Don’t ask for Elizabeth Warren as Vice President. Please don’t.
The vice presidency is where people go to hide, tucked outside of public view, muzzled by the messaging demands of the president. They don’t challenge the president publicly, or get to crusade for causes unapproved by the top gun. And while they might have influence behind the scenes (looking at you, Dick C.), ultimately, the president makes the final calls (which is why Dick C. didn’t get his war in Iran). So if you want Warren fighting hard against Wall Street excesses, then you want her right where she is today—in the Senate. You know she won’t be shy about calling bullshit if President Hillary Clinton takes a wrong turn.
Of course, that’s not the reason some asshole Democrats oppose the idea.
“A progressive fits the bill,” said former Pennsylvania Gov. Ed Rendell, a Clinton surrogate. “The problem with Warren is that she has very little experience. She was a law professor and she’s been in the Senate for a few years. What executive experience does this person have?”
*Cough*BarackObama*Cough. Oh, and she created and ran the Consumer Finance Protection Bureau, and did so in the face of intense hostility from Republicans and even some Democrats.
“Warren speaks to the left of the party, but not the working class left,” said a super delegate backing Clinton. “She speaks more to the progressive elite, not white, working class males.”
Anyone still stuck on winning white working class males hasn’t looked at election results in a long time.
Mitt Romney won white men 62-35 percent. And Barack Obama likely lost the “working class” subset of that vote by even larger margins. Not to mention, that percentage of the overall vote is shrinking every cycle. White males were 36 percent in 2008, down to 34 percent in 2012. They’ll be even lower this year.

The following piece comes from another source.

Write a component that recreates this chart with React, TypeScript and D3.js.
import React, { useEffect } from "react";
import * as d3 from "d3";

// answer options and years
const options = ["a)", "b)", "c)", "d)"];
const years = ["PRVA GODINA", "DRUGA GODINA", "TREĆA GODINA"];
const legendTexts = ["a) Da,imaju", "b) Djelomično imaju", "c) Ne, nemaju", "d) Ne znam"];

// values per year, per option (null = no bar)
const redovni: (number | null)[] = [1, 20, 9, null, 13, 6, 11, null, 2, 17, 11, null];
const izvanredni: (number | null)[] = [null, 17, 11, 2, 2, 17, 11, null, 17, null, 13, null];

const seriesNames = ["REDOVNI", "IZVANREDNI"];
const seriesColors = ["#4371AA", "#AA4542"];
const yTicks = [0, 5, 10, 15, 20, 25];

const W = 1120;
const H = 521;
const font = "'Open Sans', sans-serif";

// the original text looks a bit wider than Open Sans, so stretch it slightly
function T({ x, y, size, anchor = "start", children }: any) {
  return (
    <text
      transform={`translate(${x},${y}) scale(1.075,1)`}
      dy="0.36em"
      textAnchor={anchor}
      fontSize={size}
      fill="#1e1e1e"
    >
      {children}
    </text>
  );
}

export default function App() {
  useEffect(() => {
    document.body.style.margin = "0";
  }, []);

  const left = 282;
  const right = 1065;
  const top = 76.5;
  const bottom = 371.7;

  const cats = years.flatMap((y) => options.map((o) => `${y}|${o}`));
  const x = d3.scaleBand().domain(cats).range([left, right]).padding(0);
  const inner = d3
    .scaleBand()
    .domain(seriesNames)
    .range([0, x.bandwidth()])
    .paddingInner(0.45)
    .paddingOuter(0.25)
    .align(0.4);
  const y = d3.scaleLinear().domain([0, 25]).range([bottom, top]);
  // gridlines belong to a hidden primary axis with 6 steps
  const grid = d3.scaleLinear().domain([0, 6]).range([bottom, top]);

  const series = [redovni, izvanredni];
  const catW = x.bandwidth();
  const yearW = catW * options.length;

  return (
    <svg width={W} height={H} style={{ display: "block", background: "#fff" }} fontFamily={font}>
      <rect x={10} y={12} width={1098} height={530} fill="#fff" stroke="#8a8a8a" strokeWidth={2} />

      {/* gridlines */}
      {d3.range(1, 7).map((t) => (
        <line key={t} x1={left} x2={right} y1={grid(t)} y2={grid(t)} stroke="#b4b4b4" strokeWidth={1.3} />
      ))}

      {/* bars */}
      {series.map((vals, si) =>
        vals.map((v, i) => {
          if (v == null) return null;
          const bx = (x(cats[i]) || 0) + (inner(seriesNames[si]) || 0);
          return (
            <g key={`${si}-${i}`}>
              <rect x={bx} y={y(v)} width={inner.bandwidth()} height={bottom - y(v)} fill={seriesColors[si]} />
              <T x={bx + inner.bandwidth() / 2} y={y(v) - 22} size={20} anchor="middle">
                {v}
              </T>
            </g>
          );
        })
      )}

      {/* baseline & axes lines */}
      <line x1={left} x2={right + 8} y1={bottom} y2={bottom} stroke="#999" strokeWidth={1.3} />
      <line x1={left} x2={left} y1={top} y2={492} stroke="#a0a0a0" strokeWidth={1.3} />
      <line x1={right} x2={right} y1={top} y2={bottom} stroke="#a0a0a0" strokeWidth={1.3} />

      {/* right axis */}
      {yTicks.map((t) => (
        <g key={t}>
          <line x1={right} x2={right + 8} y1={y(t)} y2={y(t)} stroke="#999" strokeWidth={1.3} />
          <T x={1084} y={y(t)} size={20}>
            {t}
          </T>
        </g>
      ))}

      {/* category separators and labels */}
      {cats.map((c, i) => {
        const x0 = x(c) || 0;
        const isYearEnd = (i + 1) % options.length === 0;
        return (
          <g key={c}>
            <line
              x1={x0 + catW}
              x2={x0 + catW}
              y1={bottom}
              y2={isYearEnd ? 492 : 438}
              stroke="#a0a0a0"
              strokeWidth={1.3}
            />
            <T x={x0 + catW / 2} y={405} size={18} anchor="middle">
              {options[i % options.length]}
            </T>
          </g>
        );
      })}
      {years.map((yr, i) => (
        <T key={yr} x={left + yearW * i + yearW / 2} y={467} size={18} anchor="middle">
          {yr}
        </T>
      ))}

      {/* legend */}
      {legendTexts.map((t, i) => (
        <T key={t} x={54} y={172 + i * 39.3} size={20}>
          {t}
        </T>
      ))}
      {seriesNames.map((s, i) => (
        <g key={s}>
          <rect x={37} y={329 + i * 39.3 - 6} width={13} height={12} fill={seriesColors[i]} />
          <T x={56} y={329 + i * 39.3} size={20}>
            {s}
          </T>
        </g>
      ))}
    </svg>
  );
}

Meanwhile, Warren’s gifts are EXACTLY her messaging to working class people (of all genders). What a fucking stupid thing to say: “Warren appeals to smart liberals, therefore, she possibly can’t appeal to the rest.” Remember, she went up against a popular incumbent Republican senator and won. She got 42 percent of Massachusetts white males, and she won 61 percent of voters making less than $50,000 per year, aka the “working class.” She also won those making less than $100,000 by 56-44, if you want to expand the definition of “working class”.)

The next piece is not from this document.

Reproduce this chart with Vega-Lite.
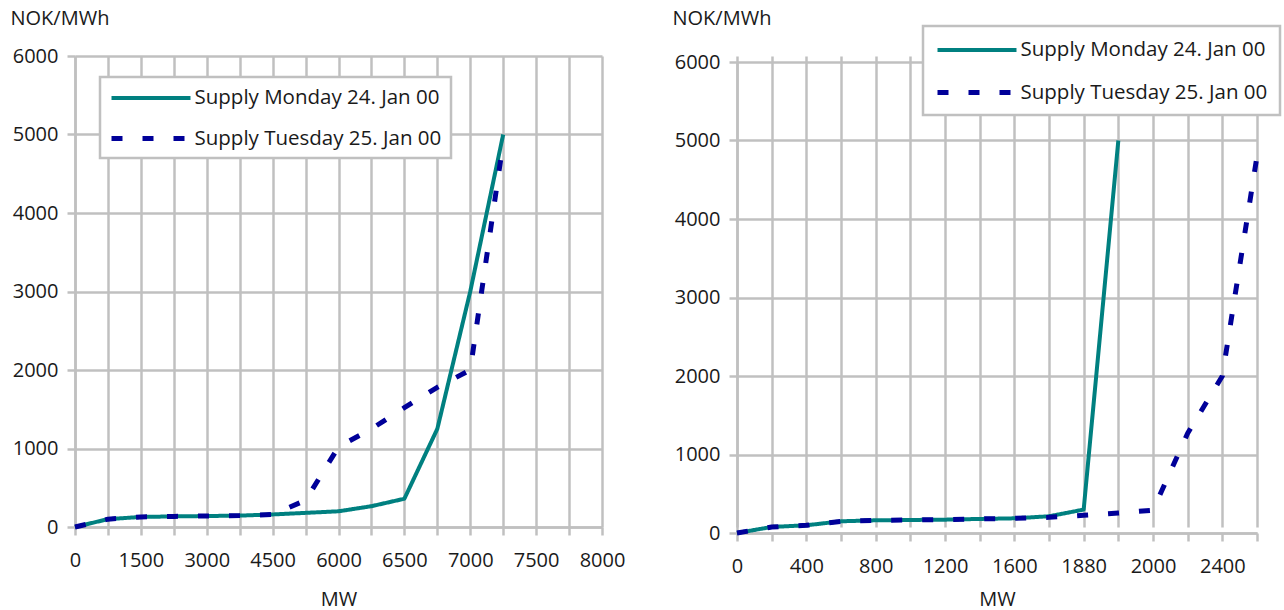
{
  "$schema": "https://vega.github.io/schema/vega-lite/v6.json",
  "background": "white",
  "padding": {"left": 10, "top": 8, "right": 0, "bottom": 0},
  "config": {
    "font": "Open Sans",
    "view": {"stroke": null},
    "axis": {
      "labelFont": "Open Sans", "labelFontSize": 20, "labelColor": "#1a1a1a",
      "titleFont": "Open Sans", "titleFontSize": 20, "titleFontWeight": "normal", "titleColor": "#1a1a1a",
      "gridColor": "#c0c0c0", "gridWidth": 2.5, "gridOpacity": 1,
      "domainColor": "#c0c0c0", "domainWidth": 2.5,
      "tickColor": "#c0c0c0", "tickWidth": 2.5, "tickSize": 8
    },
    "legend": {
      "labelFont": "Open Sans", "labelFontSize": 20.5, "labelColor": "#1a1a1a",
      "strokeColor": "#c0c0c0", "fillColor": "white", "strokeWidth": 2.5,
      "symbolType": "M-3.95,0H3.95", "symbolSize": 400, "symbolStrokeWidth": 4.5,
      "symbolOffset": 29.5, "labelOffset": 31, "labelLimit": 400, "title": null
    }
  },
  "datasets": {
    "left": [
      {"MW": 0, "series": "Supply Monday 24. Jan 00", "price": 0},
      {"MW": 750, "series": "Supply Monday 24. Jan 00", "price": 100},
      {"MW": 1500, "series": "Supply Monday 24. Jan 00", "price": 128},
      {"MW": 2250, "series": "Supply Monday 24. Jan 00", "price": 135},
      {"MW": 3000, "series": "Supply Monday 24. Jan 00", "price": 140},
      {"MW": 3750, "series": "Supply Monday 24. Jan 00", "price": 145},
      {"MW": 4500, "series": "Supply Monday 24. Jan 00", "price": 160},
      {"MW": 5250, "series": "Supply Monday 24. Jan 00", "price": 180},
      {"MW": 6000, "series": "Supply Monday 24. Jan 00", "price": 200},
      {"MW": 6250, "series": "Supply Monday 24. Jan 00", "price": 265},
      {"MW": 6500, "series": "Supply Monday 24. Jan 00", "price": 360},
      {"MW": 6750, "series": "Supply Monday 24. Jan 00", "price": 1250},
      {"MW": 7000, "series": "Supply Monday 24. Jan 00", "price": 3000},
      {"MW": 7250, "series": "Supply Monday 24. Jan 00", "price": 5000},
      {"MW": 0, "series": "Supply Tuesday 25. Jan 00", "price": 0},
      {"MW": 750, "series": "Supply Tuesday 25. Jan 00", "price": 100},
      {"MW": 1500, "series": "Supply Tuesday 25. Jan 00", "price": 128},
      {"MW": 2250, "series": "Supply Tuesday 25. Jan 00", "price": 135},
      {"MW": 3000, "series": "Supply Tuesday 25. Jan 00", "price": 140},
      {"MW": 3750, "series": "Supply Tuesday 25. Jan 00", "price": 145},
      {"MW": 4500, "series": "Supply Tuesday 25. Jan 00", "price": 160},
      {"MW": 5250, "series": "Supply Tuesday 25. Jan 00", "price": 340},
      {"MW": 6000, "series": "Supply Tuesday 25. Jan 00", "price": 1020},
      {"MW": 6250, "series": "Supply Tuesday 25. Jan 00", "price": 1250},
      {"MW": 6500, "series": "Supply Tuesday 25. Jan 00", "price": 1520},
      {"MW": 6750, "series": "Supply Tuesday 25. Jan 00", "price": 1780},
      {"MW": 7000, "series": "Supply Tuesday 25. Jan 00", "price": 2000},
      {"MW": 7250, "series": "Supply Tuesday 25. Jan 00", "price": 4900}
    ],
    "right": [
      {"MW": 0, "series": "Supply Monday 24. Jan 00", "price": 0},
      {"MW": 200, "series": "Supply Monday 24. Jan 00", "price": 77},
      {"MW": 400, "series": "Supply Monday 24. Jan 00", "price": 98},
      {"MW": 600, "series": "Supply Monday 24. Jan 00", "price": 149},
      {"MW": 800, "series": "Supply Monday 24. Jan 00", "price": 162},
      {"MW": 1000, "series": "Supply Monday 24. Jan 00", "price": 166},
      {"MW": 1200, "series": "Supply Monday 24. Jan 00", "price": 170},
      {"MW": 1400, "series": "Supply Monday 24. Jan 00", "price": 179},
      {"MW": 1600, "series": "Supply Monday 24. Jan 00", "price": 187},
      {"MW": 1740, "series": "Supply Monday 24. Jan 00", "price": 213},
      {"MW": 1880, "series": "Supply Monday 24. Jan 00", "price": 298},
      {"MW": 1940, "series": "Supply Monday 24. Jan 00", "price": 5000},
      {"MW": 0, "series": "Supply Tuesday 25. Jan 00", "price": 0},
      {"MW": 200, "series": "Supply Tuesday 25. Jan 00", "price": 77},
      {"MW": 400, "series": "Supply Tuesday 25. Jan 00", "price": 98},
      {"MW": 600, "series": "Supply Tuesday 25. Jan 00", "price": 149},
      {"MW": 800, "series": "Supply Tuesday 25. Jan 00", "price": 162},
      {"MW": 1000, "series": "Supply Tuesday 25. Jan 00", "price": 166},
      {"MW": 1200, "series": "Supply Tuesday 25. Jan 00", "price": 170},
      {"MW": 1400, "series": "Supply Tuesday 25. Jan 00", "price": 179},
      {"MW": 1600, "series": "Supply Tuesday 25. Jan 00", "price": 187},
      {"MW": 1740, "series": "Supply Tuesday 25. Jan 00", "price": 200},
      {"MW": 1880, "series": "Supply Tuesday 25. Jan 00", "price": 225},
      {"MW": 1940, "series": "Supply Tuesday 25. Jan 00", "price": 255},
      {"MW": 2000, "series": "Supply Tuesday 25. Jan 00", "price": 290},
      {"MW": 2200, "series": "Supply Tuesday 25. Jan 00", "price": 1270},
      {"MW": 2400, "series": "Supply Tuesday 25. Jan 00", "price": 2000},
      {"MW": 2600, "series": "Supply Tuesday 25. Jan 00", "price": 4800}
    ]
  },
  "spacing": 47,
  "hconcat": [
    {
      "width": 527,
      "height": 471,
      "data": {"name": "left"},
      "mark": {"type": "line", "strokeCap": "butt", "strokeJoin": "round"},
      "encoding": {
        "x": {
          "field": "MW", "type": "ordinal", "sort": null,
          "scale": {"type": "point", "padding": 0, "domain": [0, 750, 1500, 2250, 3000, 3750, 4500, 5250, 6000, 6250, 6500, 6750, 7000, 7250, 7500, 7750, 8000]},
          "axis": {"title": "MW", "labelAngle": 0, "grid": true, "labelPadding": 15, "titlePadding": 19,
                   "labelExpr": "indexof([0,1500,3000,4500,6000,6500,7000,7500,8000], datum.value) >= 0 ? datum.label : ''"}
        },
        "y": {
          "field": "price", "type": "quantitative",
          "scale": {"domain": [0, 6000], "nice": false},
          "axis": {"values": [0, 1000, 2000, 3000, 4000, 5000, 6000], "format": "d", "title": "NOK/MWh", "titleAngle": 0, "titleAlign": "left", "titleBaseline": "middle", "titleX": -65, "titleY": -38, "labelPadding": 9}
        },
        "color": {
          "field": "series", "type": "nominal",
          "scale": {"domain": ["Supply Monday 24. Jan 00", "Supply Tuesday 25. Jan 00"], "range": ["#008080", "#000099"]},
          "legend": {"orient": "none", "legendX": 25, "legendY": 21, "padding": 9, "rowPadding": 17}
        },
        "strokeDash": {
          "field": "series", "type": "nominal",
          "scale": {"domain": ["Supply Monday 24. Jan 00", "Supply Tuesday 25. Jan 00"], "range": [[1, 0], [11, 20]]},
          "legend": {"orient": "none", "legendX": 25, "legendY": 21, "padding": 9, "rowPadding": 17}
        },
        "strokeWidth": {
          "field": "series", "type": "nominal",
          "scale": {"domain": ["Supply Monday 24. Jan 00", "Supply Tuesday 25. Jan 00"], "range": [4, 5]},
          "legend": null
        }
      }
    },
    {
      "width": 520,
      "height": 477,
      "data": {"name": "right"},
      "mark": {"type": "line", "strokeCap": "butt", "strokeJoin": "round"},
      "encoding": {
        "x": {
          "field": "MW", "type": "ordinal", "sort": null,
          "scale": {"type": "point", "padding": 0, "domain": [0, 200, 400, 600, 800, 1000, 1200, 1400, 1600, 1740, 1880, 1940, 2000, 2200, 2400, 2600]},
          "axis": {"title": "MW", "labelAngle": 0, "grid": true, "labelPadding": 15, "titlePadding": 13,
                   "labelExpr": "indexof([0,400,800,1200,1600,1880,2000,2400], datum.value) >= 0 ? datum.label : ''"}
        },
        "y": {
          "field": "price", "type": "quantitative",
          "scale": {"domain": [0, 6000], "nice": false, "range": [477, 6]},
          "axis": {"values": [0, 1000, 2000, 3000, 4000, 5000, 6000], "format": "d", "title": "NOK/MWh", "titleAngle": 0, "titleAlign": "left", "titleBaseline": "middle", "titleX": -65, "titleY": -38, "labelPadding": 9}
        },
        "color": {
          "field": "series", "type": "nominal",
          "scale": {"domain": ["Supply Monday 24. Jan 00", "Supply Tuesday 25. Jan 00"], "range": ["#008080", "#000099"]},
          "legend": {"orient": "none", "legendX": 186, "legendY": -30, "padding": 12, "rowPadding": 19}
        },
        "strokeDash": {
          "field": "series", "type": "nominal",
          "scale": {"domain": ["Supply Monday 24. Jan 00", "Supply Tuesday 25. Jan 00"], "range": [[1, 0], [11, 20]]},
          "legend": {"orient": "none", "legendX": 186, "legendY": -30, "padding": 12, "rowPadding": 19}
        },
        "strokeWidth": {
          "field": "series", "type": "nominal",
          "scale": {"domain": ["Supply Monday 24. Jan 00", "Supply Tuesday 25. Jan 00"], "range": [4, 5]},
          "legend": null
        }
      }
    }
  ],
  "resolve": {
    "scale": {"color": "independent", "strokeDash": "independent", "strokeWidth": "independent", "x": "independent", "y": "independent"},
    "legend": {"color": "independent", "strokeDash": "independent"}
  }
}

Still, believe it or not, this post isn’t about Warren. I hope we can all agree that we need her strong voice in the Senate, but then there is this:
But in interviews with more than a dozen prominent Democrats and campaign allies, most viewed a Clinton-Warren ticket as an unlikely scenario — despite the appeal of a two-woman ticket to Clinton campaign officials and also to Clinton, who sources said is intrigued by the idea.
So these sources claim that Clinton is “intrigued” by a two-woman ticket. That would be pretty cool, actually. The Democratic female gubernatorial bench is thin—two first-termers and one already running for Senate. In the Senate, Minnesota Sen. Amy Klobuchar is mentioned (and she is very ambitious), as is New York’s Kristen Gilibrand (which would require Clinton to “move” to another state to circumvent that stupid Constitutional restriction against a president and veep from the same state). Gilibrand is also very ambitious. Expect both of these senators to join the fray in 2024.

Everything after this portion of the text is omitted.